CA: We wanted to somehow celebrate the project IRL. The first piece I requested was an edition he did for the Kölnischer Kunstverein [Lettin’ off as much as you can, 1997]. It’s very simple: just a painting, a pair of shoes, and a [Prodigy] CD. It stuck in my head from very early on in my research. I think his whole practice is compressed into this work: painting, the gesture, the hand, art history, fashion, anxiety about the present and the future, contemporary graphic design. He was paranoid that what looks good today may not look good tomorrow, but this work really looks like you could do this now.

That’s something that I’m also always playing with, and when I started with trying to select my own work, I knew I wanted something from my Alu series – something very severe, because this exhibition space has very, very bright lights. My work, ✎~|||.2023.060 [2023], is just a sheet of aluminum, with a black powder coating that emulates the look of anodization. The stripes are abstracted from a pair of Adidas that I laid on the floor of my studio and took the vectors of. It’s the most similar vibe I have to his.

Michel Majerus, Lettin’ off as much as you can, 1997

Michel Majerus, Lettin’ off as much as you can, 1997, acrylic on canvas, sneaker, CD, 3 parts, canvas: 30 x 25,5 x 2.4 cm, sneakers in the buyer's size, CD: 12,5 x 14 x 1 cm.
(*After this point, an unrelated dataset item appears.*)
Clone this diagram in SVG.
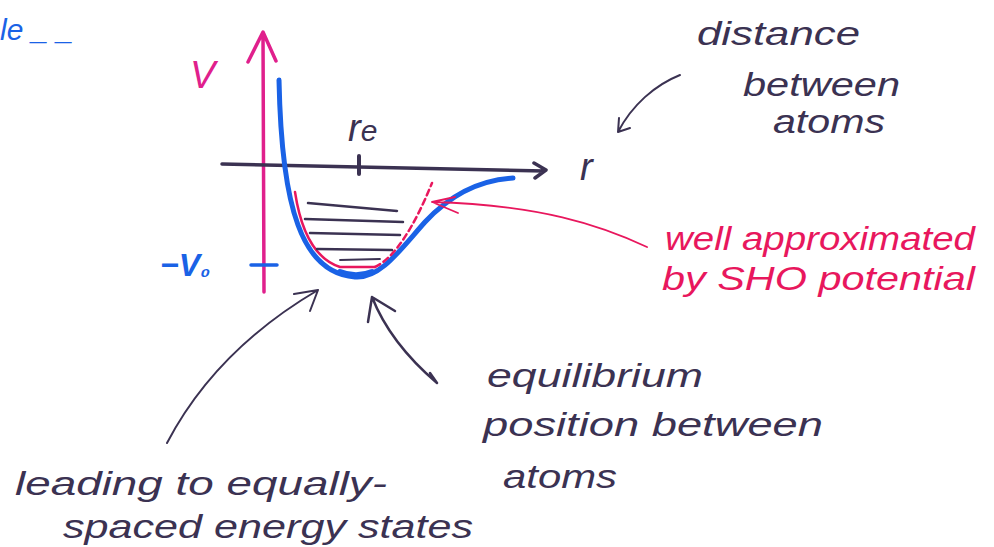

Edition of 6. © Michel Majerus Estate, 2024. Courtesy: private collection and neugerriemschneider, Berlin

Cory Arcangel, ✎~|||.2023.060, 2023

Cory Arcangel, ✎~|||.2023.060, 2023, aluplate aluminum, powder coat thermo polymer, 150 x 150 x 0.6 cm. © Cory Arcangel, 2024. Courtesy: Lisson Gallery

I also always wanted to see these Brillo box works of his in person [A 1-7, T 1-7, H 1-7, M 1-7, 1996], and, in a kid-in-a-candy-shop way, we got one from the Kunsthalle Mannheim. They’re silkscreen on wood, the same as Warhol’s. I love this era of Majerus’s work, the late 90s, when things start to get very minimal, with a lot of white, similar to his aluminum paintings.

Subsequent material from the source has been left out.